Entries with chart source code

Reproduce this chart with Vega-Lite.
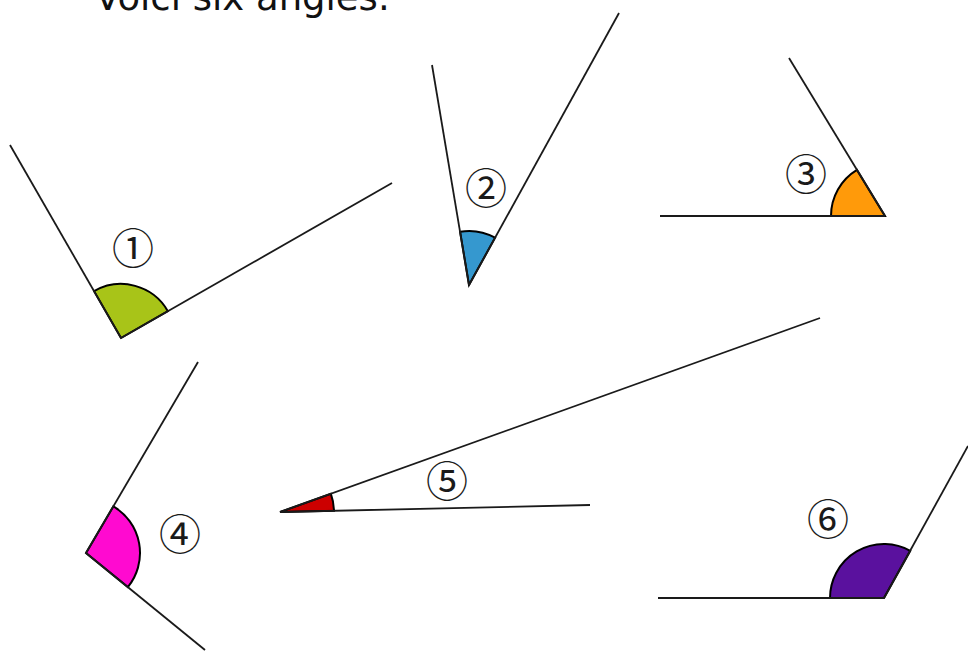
{
  "$schema": "https://vega.github.io/schema/vega-lite/v6.json",
  "width": 968,
  "height": 651,
  "padding": 0,
  "autosize": {"type": "none"},
  "background": "white",
  "config": {"view": {"stroke": null}},
  "datasets": {
    "sectors": [
      {"angle": "1", "vx": 121, "vy": 338, "a1": -29.9, "a2": 60.2},
      {"angle": "2", "vx": 469, "vy": 285, "a1": -9.5, "a2": 28.9},
      {"angle": "3", "vx": 885, "vy": 216, "a1": -90, "a2": -31.3},
      {"angle": "4", "vx": 86, "vy": 553, "a1": 30.4, "a2": 129.2},
      {"angle": "5", "vx": 280, "vy": 512, "a1": 70.2, "a2": 88.7},
      {"angle": "6", "vx": 884, "vy": 598, "a1": -90, "a2": 29.1}
    ],
    "rays": [
      {"angle": "1", "vx": 121, "vy": 338, "ex": 10, "ey": 145},
      {"angle": "1", "vx": 121, "vy": 338, "ex": 392, "ey": 183},
      {"angle": "2", "vx": 469, "vy": 285, "ex": 432, "ey": 65},
      {"angle": "2", "vx": 469, "vy": 285, "ex": 619, "ey": 13},
      {"angle": "3", "vx": 885, "vy": 216, "ex": 789, "ey": 58},
      {"angle": "3", "vx": 885, "vy": 216, "ex": 660, "ey": 216},
      {"angle": "4", "vx": 86, "vy": 553, "ex": 198, "ey": 362},
      {"angle": "4", "vx": 86, "vy": 553, "ex": 205, "ey": 650},
      {"angle": "5", "vx": 280, "vy": 512, "ex": 820, "ey": 318},
      {"angle": "5", "vx": 280, "vy": 512, "ex": 590, "ey": 505},
      {"angle": "6", "vx": 884, "vy": 598, "ex": 968, "ey": 446},
      {"angle": "6", "vx": 884, "vy": 598, "ex": 658, "ey": 598}
    ],
    "labels": [
      {"label": "①", "x": 133, "y": 251},
      {"label": "②", "x": 486, "y": 191},
      {"label": "③", "x": 806, "y": 177},
      {"label": "④", "x": 180, "y": 537},
      {"label": "⑤", "x": 447, "y": 484},
      {"label": "⑥", "x": 828, "y": 522}
    ],
    "title": [
      {"label": "Voici six angles.", "x": 95, "y": 10}
    ]
  },
  "layer": [
    {
      "data": {"name": "sectors"},
      "mark": {"type": "arc", "radius": 54, "stroke": "black", "strokeWidth": 2},
      "encoding": {
        "x": {"field": "vx", "type": "quantitative", "scale": {"domain": [0, 968], "nice": false, "zero": false}, "axis": null},
        "y": {"field": "vy", "type": "quantitative", "scale": {"domain": [0, 651], "nice": false, "zero": false, "reverse": true}, "axis": null},
        "theta": {"field": "a1", "type": "quantitative", "stack": null, "scale": {"domain": [0, 360], "range": [0, 6.283185307], "zero": false, "nice": false}},
        "theta2": {"field": "a2"},
        "color": {
          "field": "angle",
          "type": "nominal",
          "legend": null,
          "scale": {
            "domain": ["1", "2", "3", "4", "5", "6"],
            "range": ["#a8c418", "#3598cf", "#ff9a0a", "#ff0ad0", "#cc0000", "#5a119e"]
          }
        }
      }
    },
    {
      "data": {"name": "rays"},
      "mark": {"type": "rule", "color": "#1a1a1a", "strokeWidth": 1.8},
      "encoding": {
        "x": {"field": "vx", "type": "quantitative"},
        "y": {"field": "vy", "type": "quantitative"},
        "x2": {"field": "ex"},
        "y2": {"field": "ey"}
      }
    },
    {
      "data": {"name": "labels"},
      "mark": {"type": "text", "font": "Noto Sans CJK JP", "fontSize": 42, "color": "#1a1a1a", "align": "center", "baseline": "middle"},
      "encoding": {
        "x": {"field": "x", "type": "quantitative"},
        "y": {"field": "y", "type": "quantitative"},
        "text": {"field": "label"}
      }
    },
    {
      "data": {"name": "title"},
      "mark": {"type": "text", "font": "DejaVu Sans", "fontSize": 37, "color": "#111111", "align": "left", "baseline": "alphabetic"},
      "encoding": {
        "x": {"field": "x", "type": "quantitative"},
        "y": {"field": "y", "type": "quantitative"},
        "text": {"field": "label"}
      }
    }
  ]
}
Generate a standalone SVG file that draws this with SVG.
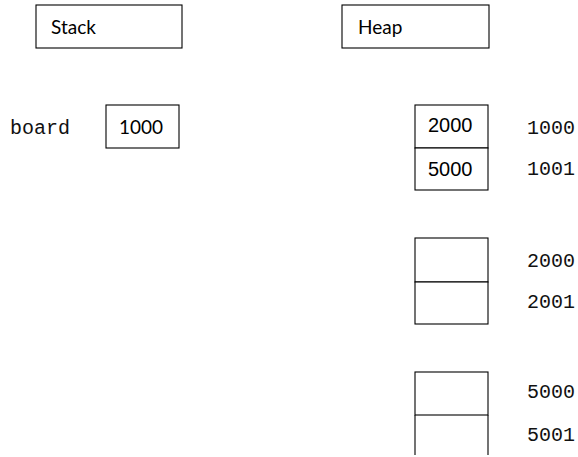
<svg xmlns="http://www.w3.org/2000/svg" width="578" height="457" viewBox="0 0 578 457">
<style>
.box{fill:#fff;stroke:#000;stroke-width:1.1}
.lbl{font-family:Lato,"Liberation Sans",sans-serif;font-size:19px;fill:#000}
.val{font-family:"Liberation Sans",Arial,sans-serif;font-size:20px;fill:#000}
.mono{font-family:"Liberation Mono","Courier New",monospace;font-size:20px;fill:#111}
</style>
<rect width="578" height="457" fill="#fff"/>
<g id="stack-title"><rect class="box" x="36" y="5" width="146" height="43"/><text class="lbl" x="51" y="34">Stack</text></g>
<g id="heap-title"><rect class="box" x="342" y="5" width="147" height="43"/><text class="lbl" x="358" y="34">Heap</text></g>
<g id="board"><text class="mono" x="10" y="134" font-size="21">board</text><rect class="box" x="106" y="105" width="73" height="43"/><text class="lbl" x="119" y="134" font-size="21">1000</text></g>
<g id="heap-1000"><rect class="box" x="415" y="105" width="73" height="43"/><text class="val" x="428" y="132">2000</text><text class="mono" x="527" y="134">1000</text></g>
<g id="heap-1001"><rect class="box" x="415" y="148" width="73" height="42"/><text class="val" x="428" y="176">5000</text><text class="mono" x="527" y="175">1001</text></g>
<g id="heap-2000"><rect class="box" x="415" y="238" width="73" height="44"/><text class="mono" x="527" y="267">2000</text></g>
<g id="heap-2001"><rect class="box" x="415" y="282" width="73" height="42"/><text class="mono" x="527" y="308">2001</text></g>
<g id="heap-5000"><rect class="box" x="415" y="372" width="73" height="43"/><text class="mono" x="527" y="398">5000</text></g>
<g id="heap-5001"><path d="M415,415 V455 M488,415 V455" stroke="#000" stroke-width="1.1" fill="none"/><text class="mono" x="527" y="441">5001</text></g>
<g id="connectors"></g>
</svg>
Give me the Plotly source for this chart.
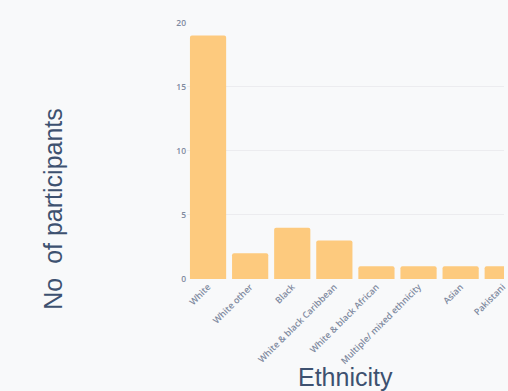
import plotly.graph_objects as go

categories = ["White", "White other", "Black", "White & black Caribbean",
              "White & black African", "Multiple/ mixed ethnicity", "Asian", "Pakistani"]
participants = [19, 2, 4, 3, 1, 1, 1, 1]
y_ticks = [0, 5, 10, 15, 20]

W, H = 508, 391
ML, MR, MT, MB = 187, 0, 22, 112
PW, PH = W - ML - MR, H - MT - MB

def px_x(x):
    return (x - ML) / PW

def px_y(y):
    return (H - MB - y) / PH

fig = go.Figure(go.Bar(
    x=categories, y=participants,
    marker=dict(color="#fdca7e", cornerradius=2, line=dict(width=0)),
))

fig.update_layout(
    width=W, height=H,
    margin=dict(l=ML, r=MR, t=MT, b=MB),
    paper_bgcolor="#f8f9fa", plot_bgcolor="#f8f9fa",
    bargap=0.14, showlegend=False,
    font=dict(family="Open Sans", color="#8a94a6"),
    xaxis=dict(range=[-0.5, 7.03], tickangle=-45,
               tickfont=dict(family="Open Sans", size=9, color="#7f8aa0", weight=600),
               showgrid=False, zeroline=False, showline=False, ticks=""),
    yaxis=dict(range=[0, 20.05], tickvals=y_ticks,
               tickfont=dict(family="Open Sans", size=8.5, color="#7f8aa0", weight=600),
               gridcolor="#ececef", gridwidth=1, zeroline=False, showline=False, ticks="",
               ticklen=0, ticksuffix="   "),
    annotations=[
        dict(text="No  of participants", textangle=-90, xref="paper", yref="paper",
             x=px_x(51), y=px_y(209), showarrow=False, xanchor="center", yanchor="middle",
             font=dict(family="Liberation Sans", size=25, color="#3d5170")),
        dict(text="Ethnicity", xref="paper", yref="paper",
             x=px_x(348), y=px_y(377), showarrow=False, xanchor="center", yanchor="middle",
             font=dict(family="Liberation Sans", size=25, color="#3d5170")),
    ],
)

fig.write_html("out.html", config={"displayModeBar": False},
               post_script="document.body.style.margin='0';document.body.style.overflow='hidden';")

• _TASK DETAILS_
Give back exactly the lines from the one containing "Give me the Plotly source for this chart." to the one containing "y_ticks = [0, 5, 10, 15, 20]", both included, and no pictures.

• _ANSWER FOR THE TASK_
Give me the Plotly source for this chart.
import plotly.graph_objects as go

categories = ["White", "White other", "Black", "White & black Caribbean",
              "White & black African", "Multiple/ mixed ethnicity", "Asian", "Pakistani"]
participants = [19, 2, 4, 3, 1, 1, 1, 1]
y_ticks = [0, 5, 10, 15, 20]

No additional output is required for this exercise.